Like Baltimore and Ferguson, police action in Detroit and Newark triggered the disturbances. Rioters burned and looted and military force was needed to restore order.

The Kerner Commission identified: (1) police practices, (2) unemployment and underemployment, (3) Inadequate housing and (4) inadequate education as the principal underlying problems. Clearly, racism is a contributing factor to all them. While progress was made in the early 1970s in addressing some, as cities quieted later in the decade, the nation’s attention and priorities turned elsewhere.

Surely, as a community organizer on Chicago’s south side in the 1980s you realized that the problems continued to persist. As a state senator and, later, a U.S. Senator in the decades that followed it must have been clear that no effective solutions had been found for the gap in equal treatment and opportunity for those locked in America’s distressed neighborhoods.

No one doubts your concern for their plight. However, many are beginning to question whether you are doing enough to address their problems.

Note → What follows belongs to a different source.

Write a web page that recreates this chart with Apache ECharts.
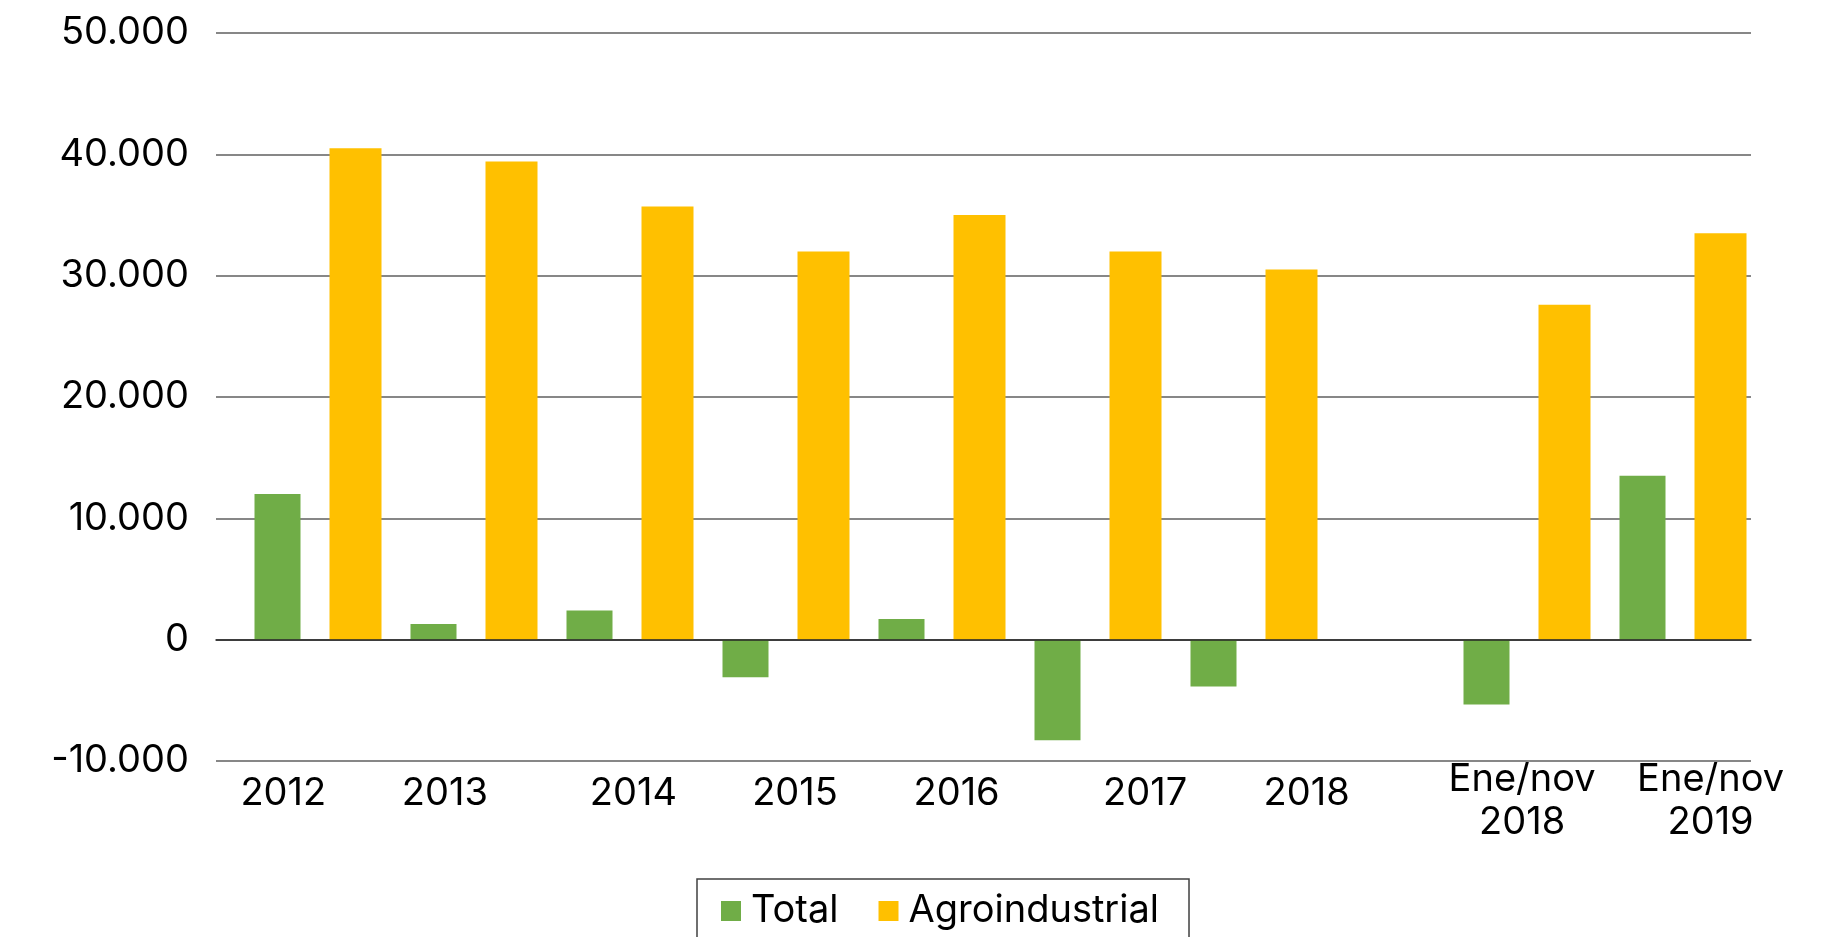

You have suggested that your hands are tied by a recalcitrant Congress. But your lips are not sealed. It is not good enough to say that these problems have no clear answers and will take time to resolve. If the president is not laying out a path forward to equality for those being denied, then who?

We know that money alone is not the answer. As David Brooks pointed out in his New York Times column on May 1, Baltimore spends more than $15,000 per pupil annually, but only half of its high school students attend school daily. There are deeply seeded social and psychological factors inherent in these problems. As the president, you have access to the best sociological and psychological minds in the country. Have you asked them to work with you in charting a course for the nation to follow?

Mr. President, the nation needs to hear from you and it needs a plan to address the problems brought into focus once again in Baltimore and Ferguson.